Major bank Westpac and its subsidiaries BankSA, Bank of Melbourne and St George have announced a wide range of changes to home loan products across the board.
Westpac has increased the rates on its fixed rate investment property, SMSF and non-resident fixed investment property loans with interest-only repayments by 20 basis points. These changes came into effect on Monday (22 May).
There will be no changes to Westpac’s policy of no new lending to non-residents, however, with the increased rates only available to non-residents seeking to switch their existing lending.
The major has also updated its customer identification and verification process, meaning brokers will now also have to ask for tax residency information.
Under the Common Reporting Standard (CRS), banks such as Westpac are obligated to collect and maintain information about the foreign tax residency of their customers. This means that, effective from Monday (22 May), new mortgage customers will need to confirm if they are a tax resident of a foreign country.
The collection of this data is mandatory when finalising a customer’s loan application with a branch. If the individual answers yes, the countries where they are a tax resident plus their Tax Identification Number (TIN) will need to be collected.
“Please be aware of this new requirement as you are having discussions with your customers, to prepare them for what information they need to provide to branch staff,” Westpac wrote in a broker note.
“We regularly review our rates and the changes to fixed rates reflect prudential regulatory requirements and the economic environment,” a Westpac spokesperson told Australian Broker.

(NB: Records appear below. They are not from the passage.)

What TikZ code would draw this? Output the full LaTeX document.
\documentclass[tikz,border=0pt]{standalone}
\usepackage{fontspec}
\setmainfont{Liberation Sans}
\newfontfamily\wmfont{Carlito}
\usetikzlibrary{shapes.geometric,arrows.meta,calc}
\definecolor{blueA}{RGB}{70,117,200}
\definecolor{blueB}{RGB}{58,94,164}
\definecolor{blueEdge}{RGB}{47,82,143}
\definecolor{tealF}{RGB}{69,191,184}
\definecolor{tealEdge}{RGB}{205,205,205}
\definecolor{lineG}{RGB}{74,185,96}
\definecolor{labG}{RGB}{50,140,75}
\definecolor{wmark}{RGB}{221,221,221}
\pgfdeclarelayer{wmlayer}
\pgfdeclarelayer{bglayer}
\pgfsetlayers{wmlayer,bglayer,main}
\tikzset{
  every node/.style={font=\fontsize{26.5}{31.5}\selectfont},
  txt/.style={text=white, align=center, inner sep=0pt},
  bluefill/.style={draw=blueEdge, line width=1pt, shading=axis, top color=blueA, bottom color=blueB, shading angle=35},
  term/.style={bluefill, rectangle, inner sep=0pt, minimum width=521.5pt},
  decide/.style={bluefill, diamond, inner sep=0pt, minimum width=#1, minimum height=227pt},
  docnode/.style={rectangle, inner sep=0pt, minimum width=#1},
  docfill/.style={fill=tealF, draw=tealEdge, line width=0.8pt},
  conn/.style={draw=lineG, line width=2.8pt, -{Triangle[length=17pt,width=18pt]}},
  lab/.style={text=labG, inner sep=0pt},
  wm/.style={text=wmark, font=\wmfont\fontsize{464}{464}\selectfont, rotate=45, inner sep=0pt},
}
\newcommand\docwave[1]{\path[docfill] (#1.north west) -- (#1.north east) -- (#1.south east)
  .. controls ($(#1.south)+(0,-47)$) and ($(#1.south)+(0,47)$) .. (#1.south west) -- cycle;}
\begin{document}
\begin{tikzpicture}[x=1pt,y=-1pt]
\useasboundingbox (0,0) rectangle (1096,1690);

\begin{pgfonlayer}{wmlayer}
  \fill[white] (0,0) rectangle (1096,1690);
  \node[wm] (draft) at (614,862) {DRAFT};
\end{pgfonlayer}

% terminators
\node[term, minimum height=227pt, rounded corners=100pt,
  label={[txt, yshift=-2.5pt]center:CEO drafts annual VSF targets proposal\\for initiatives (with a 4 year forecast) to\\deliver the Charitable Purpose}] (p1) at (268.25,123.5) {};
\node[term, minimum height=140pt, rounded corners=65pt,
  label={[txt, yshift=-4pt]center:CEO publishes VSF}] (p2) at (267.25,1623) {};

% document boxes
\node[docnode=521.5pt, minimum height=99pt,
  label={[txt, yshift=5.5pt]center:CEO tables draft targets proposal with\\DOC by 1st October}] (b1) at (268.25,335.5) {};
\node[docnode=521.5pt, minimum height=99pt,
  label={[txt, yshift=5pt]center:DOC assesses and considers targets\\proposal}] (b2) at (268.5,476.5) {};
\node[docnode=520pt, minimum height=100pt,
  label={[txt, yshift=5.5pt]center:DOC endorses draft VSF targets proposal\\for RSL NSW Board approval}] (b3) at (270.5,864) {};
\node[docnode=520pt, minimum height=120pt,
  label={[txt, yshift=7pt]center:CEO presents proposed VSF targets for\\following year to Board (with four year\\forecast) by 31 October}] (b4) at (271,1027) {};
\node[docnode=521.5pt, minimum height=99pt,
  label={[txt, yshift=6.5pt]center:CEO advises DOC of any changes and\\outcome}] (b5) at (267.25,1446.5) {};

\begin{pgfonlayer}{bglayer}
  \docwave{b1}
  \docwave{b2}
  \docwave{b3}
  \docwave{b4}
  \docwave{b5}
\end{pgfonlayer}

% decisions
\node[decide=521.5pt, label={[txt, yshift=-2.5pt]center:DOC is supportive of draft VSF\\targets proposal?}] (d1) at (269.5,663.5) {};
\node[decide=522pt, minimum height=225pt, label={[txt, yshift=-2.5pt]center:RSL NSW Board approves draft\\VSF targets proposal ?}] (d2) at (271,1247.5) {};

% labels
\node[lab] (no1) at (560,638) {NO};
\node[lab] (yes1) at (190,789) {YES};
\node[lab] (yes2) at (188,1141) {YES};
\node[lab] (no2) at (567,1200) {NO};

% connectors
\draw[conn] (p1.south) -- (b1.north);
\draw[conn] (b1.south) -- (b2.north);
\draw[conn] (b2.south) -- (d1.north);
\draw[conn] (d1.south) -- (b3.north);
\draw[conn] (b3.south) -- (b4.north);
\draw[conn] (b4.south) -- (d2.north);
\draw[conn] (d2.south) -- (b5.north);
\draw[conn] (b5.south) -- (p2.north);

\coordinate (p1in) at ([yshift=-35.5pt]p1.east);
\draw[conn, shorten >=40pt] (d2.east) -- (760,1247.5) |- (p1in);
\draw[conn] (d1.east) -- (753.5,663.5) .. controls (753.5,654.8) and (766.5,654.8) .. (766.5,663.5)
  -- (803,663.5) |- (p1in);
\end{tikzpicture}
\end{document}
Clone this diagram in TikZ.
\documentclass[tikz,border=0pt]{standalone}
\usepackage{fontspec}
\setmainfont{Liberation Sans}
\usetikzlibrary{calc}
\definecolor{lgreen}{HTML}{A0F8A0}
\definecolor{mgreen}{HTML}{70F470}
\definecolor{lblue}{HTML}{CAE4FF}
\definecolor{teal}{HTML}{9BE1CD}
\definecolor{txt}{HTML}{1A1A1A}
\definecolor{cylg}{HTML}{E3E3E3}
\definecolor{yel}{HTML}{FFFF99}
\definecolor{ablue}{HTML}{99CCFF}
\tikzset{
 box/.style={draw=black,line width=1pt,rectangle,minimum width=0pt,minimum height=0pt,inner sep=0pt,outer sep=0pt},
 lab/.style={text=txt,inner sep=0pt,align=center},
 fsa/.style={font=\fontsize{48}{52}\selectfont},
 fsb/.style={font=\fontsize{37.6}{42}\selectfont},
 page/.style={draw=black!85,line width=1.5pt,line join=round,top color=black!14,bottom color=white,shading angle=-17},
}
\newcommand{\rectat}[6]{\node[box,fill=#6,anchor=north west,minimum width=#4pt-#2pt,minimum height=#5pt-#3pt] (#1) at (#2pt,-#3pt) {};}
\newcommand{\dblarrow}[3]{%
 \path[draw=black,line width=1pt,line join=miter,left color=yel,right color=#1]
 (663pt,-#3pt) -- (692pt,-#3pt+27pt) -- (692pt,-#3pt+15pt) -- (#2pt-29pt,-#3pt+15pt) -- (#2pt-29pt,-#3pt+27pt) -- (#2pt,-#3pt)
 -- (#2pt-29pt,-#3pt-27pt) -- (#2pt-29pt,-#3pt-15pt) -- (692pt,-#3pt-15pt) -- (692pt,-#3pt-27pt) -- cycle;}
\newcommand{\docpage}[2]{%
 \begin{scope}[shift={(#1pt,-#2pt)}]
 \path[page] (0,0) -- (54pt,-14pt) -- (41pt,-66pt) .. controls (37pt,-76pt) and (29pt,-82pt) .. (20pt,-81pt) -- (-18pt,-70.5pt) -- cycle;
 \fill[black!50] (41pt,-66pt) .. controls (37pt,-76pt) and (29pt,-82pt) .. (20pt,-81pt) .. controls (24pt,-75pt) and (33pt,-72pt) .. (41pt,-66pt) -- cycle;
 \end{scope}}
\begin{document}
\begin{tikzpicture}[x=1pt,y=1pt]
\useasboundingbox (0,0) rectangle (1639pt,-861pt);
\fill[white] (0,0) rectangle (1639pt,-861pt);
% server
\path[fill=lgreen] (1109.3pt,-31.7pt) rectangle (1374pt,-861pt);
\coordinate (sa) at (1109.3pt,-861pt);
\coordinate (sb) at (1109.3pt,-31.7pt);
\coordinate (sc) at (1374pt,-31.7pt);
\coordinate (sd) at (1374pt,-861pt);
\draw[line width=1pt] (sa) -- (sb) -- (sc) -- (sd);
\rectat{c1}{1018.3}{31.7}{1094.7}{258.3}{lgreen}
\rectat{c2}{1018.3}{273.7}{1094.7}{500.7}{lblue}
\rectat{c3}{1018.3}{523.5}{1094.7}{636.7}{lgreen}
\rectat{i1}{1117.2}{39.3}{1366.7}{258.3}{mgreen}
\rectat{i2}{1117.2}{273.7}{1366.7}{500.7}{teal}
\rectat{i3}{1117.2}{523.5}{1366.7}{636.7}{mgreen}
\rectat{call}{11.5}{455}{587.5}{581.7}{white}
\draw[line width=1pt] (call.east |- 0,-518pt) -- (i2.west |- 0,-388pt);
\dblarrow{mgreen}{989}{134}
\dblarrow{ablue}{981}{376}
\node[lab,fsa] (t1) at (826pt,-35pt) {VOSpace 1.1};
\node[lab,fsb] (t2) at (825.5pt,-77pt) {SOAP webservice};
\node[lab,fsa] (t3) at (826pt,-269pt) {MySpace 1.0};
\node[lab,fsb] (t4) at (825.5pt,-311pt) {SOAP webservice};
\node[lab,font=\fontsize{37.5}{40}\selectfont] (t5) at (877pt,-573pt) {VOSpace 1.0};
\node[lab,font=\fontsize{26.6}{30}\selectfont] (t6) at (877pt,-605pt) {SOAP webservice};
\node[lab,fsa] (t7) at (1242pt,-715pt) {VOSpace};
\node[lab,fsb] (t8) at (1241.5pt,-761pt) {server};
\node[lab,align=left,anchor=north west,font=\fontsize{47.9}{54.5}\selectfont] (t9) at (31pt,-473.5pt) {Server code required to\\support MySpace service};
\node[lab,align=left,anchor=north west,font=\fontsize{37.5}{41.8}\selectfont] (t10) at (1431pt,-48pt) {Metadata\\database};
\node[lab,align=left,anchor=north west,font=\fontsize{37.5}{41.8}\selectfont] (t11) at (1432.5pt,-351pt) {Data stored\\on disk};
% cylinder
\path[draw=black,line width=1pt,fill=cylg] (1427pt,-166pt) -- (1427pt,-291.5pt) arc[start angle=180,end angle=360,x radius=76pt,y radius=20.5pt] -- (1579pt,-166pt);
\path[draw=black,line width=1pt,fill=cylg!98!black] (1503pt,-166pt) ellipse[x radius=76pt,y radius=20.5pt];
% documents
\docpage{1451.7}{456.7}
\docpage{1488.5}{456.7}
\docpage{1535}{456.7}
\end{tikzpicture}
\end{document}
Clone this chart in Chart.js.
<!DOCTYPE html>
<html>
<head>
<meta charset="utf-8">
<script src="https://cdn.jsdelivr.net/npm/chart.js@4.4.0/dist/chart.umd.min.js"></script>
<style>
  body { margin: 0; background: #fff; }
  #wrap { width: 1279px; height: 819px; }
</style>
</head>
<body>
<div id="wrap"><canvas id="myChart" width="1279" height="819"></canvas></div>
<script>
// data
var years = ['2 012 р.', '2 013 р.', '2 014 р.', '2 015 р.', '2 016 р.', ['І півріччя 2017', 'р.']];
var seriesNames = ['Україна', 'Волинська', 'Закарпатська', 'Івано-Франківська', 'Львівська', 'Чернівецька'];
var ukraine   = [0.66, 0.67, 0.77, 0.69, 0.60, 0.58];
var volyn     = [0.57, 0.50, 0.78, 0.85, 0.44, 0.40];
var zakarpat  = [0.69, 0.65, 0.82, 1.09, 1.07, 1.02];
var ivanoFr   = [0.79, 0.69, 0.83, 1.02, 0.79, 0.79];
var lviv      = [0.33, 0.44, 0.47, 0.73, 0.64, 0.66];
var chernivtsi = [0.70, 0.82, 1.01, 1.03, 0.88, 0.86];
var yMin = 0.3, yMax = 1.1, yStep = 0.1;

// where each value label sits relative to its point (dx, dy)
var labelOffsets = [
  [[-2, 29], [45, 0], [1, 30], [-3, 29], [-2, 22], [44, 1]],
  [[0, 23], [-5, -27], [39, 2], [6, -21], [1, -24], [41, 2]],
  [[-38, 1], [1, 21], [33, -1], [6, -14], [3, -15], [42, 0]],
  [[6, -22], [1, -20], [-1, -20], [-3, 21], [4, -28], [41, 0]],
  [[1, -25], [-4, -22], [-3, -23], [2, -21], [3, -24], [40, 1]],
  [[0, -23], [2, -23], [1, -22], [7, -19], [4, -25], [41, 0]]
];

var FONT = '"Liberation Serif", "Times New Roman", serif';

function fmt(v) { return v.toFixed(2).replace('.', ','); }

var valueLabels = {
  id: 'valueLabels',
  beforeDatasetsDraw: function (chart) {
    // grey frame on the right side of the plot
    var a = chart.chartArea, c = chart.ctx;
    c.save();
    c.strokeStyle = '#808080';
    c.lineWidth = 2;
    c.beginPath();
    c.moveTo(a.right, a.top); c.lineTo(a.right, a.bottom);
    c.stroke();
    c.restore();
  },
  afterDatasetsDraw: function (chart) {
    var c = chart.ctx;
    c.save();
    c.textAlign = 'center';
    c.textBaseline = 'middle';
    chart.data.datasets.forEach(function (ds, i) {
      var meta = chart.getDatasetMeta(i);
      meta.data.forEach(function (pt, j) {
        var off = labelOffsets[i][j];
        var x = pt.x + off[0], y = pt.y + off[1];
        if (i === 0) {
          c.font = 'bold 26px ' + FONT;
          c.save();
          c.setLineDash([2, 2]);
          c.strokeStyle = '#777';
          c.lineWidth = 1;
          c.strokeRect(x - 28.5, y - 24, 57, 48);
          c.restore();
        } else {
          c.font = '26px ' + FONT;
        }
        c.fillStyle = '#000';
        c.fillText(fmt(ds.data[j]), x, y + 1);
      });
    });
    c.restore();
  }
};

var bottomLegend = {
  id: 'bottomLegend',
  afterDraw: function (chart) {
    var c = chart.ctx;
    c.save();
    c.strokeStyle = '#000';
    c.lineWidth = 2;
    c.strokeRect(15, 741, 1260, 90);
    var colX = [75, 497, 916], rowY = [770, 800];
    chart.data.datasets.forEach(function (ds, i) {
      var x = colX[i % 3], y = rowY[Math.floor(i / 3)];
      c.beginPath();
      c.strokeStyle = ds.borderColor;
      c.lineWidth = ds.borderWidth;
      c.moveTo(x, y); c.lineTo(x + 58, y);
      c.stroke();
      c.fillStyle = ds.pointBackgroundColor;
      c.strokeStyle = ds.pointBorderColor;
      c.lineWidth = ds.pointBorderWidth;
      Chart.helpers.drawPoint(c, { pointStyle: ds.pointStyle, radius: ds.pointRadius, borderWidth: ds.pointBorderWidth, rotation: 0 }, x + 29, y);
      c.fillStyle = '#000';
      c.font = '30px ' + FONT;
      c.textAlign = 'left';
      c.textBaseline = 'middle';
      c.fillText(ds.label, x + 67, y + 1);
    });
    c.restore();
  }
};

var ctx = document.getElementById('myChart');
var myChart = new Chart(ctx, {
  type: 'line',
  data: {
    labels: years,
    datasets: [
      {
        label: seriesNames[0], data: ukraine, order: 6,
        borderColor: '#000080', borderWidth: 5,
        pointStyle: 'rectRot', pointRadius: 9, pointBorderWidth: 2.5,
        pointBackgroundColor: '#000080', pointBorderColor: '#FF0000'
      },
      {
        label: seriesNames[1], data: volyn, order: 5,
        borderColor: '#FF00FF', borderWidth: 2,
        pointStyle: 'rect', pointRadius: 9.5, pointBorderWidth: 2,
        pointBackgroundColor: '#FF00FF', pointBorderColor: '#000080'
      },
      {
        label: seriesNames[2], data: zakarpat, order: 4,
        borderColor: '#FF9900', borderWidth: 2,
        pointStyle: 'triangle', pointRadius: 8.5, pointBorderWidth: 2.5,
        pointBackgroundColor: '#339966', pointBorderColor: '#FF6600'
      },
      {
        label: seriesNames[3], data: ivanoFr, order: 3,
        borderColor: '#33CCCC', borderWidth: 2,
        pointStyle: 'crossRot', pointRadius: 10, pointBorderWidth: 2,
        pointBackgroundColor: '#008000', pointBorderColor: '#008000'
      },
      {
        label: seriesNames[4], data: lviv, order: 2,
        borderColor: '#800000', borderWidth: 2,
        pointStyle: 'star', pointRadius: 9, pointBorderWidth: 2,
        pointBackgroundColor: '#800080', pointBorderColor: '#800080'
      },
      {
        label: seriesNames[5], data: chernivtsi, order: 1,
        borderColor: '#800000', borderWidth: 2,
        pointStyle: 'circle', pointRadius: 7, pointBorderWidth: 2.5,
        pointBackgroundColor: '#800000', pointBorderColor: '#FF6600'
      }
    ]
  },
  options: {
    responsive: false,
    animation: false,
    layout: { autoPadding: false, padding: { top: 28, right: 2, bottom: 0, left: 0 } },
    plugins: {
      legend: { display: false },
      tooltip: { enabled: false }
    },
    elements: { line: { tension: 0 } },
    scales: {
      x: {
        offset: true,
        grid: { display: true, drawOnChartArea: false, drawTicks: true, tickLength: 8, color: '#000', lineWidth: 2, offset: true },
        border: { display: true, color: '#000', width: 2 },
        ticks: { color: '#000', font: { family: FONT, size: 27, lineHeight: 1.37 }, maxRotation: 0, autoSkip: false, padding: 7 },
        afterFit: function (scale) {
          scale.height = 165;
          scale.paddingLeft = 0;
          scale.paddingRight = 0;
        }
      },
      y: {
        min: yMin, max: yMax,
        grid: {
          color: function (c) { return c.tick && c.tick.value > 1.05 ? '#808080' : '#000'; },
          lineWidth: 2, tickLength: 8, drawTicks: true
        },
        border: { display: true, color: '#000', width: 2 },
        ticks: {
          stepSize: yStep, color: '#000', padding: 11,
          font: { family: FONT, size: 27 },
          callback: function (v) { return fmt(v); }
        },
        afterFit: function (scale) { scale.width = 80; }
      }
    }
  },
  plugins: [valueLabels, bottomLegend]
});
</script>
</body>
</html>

At BankSA, Bank of Melbourne and St George Bank, a number of changes have been made to interest rates across a wide variety of owner occupier and investment products, effective Monday (22 May).
For standard fixed rate principal & interest mortgages, the three year fixed rate for owner occupiers has dropped by 21 basis points while the three year fixed rate for residential investment dropped by 30 basis points.
The interest rate for these lenders’ residential investment standard fixed rate interest only loans increased by 20 basis points for terms between one and five years.
A similar increase of 20 basis points has also been made across all portfolio fixed rate loans (of one to five year terms).
Rates for principal and interest low doc loans have only changed for those with three year terms. For owner occupiers, rates dropped by 21 basis points while for residential investment they dropped by 30 basis points.
The final rate change is an increase of 20 basis points to all residential investment low doc fixed rate interest only loans and fixed rate super fund interest only home loans regardless of the term.
Westpac’s subsidiaries have also extended the current $1,500 Refinance Cashback offer for owner occupiers and investors which was previously due to expire on 31 May. Those eligible will need to refinance from outside Westpac or its subsidiaries. Owner occupiers are restricted to switching to a principal and interest loan.
Finally, the banks have banned borrowers from switching from principal and interest loans to interest only within the first 12 months of loan drawdown. If the client requires this, a full re-origination will be required with some limited exemptions.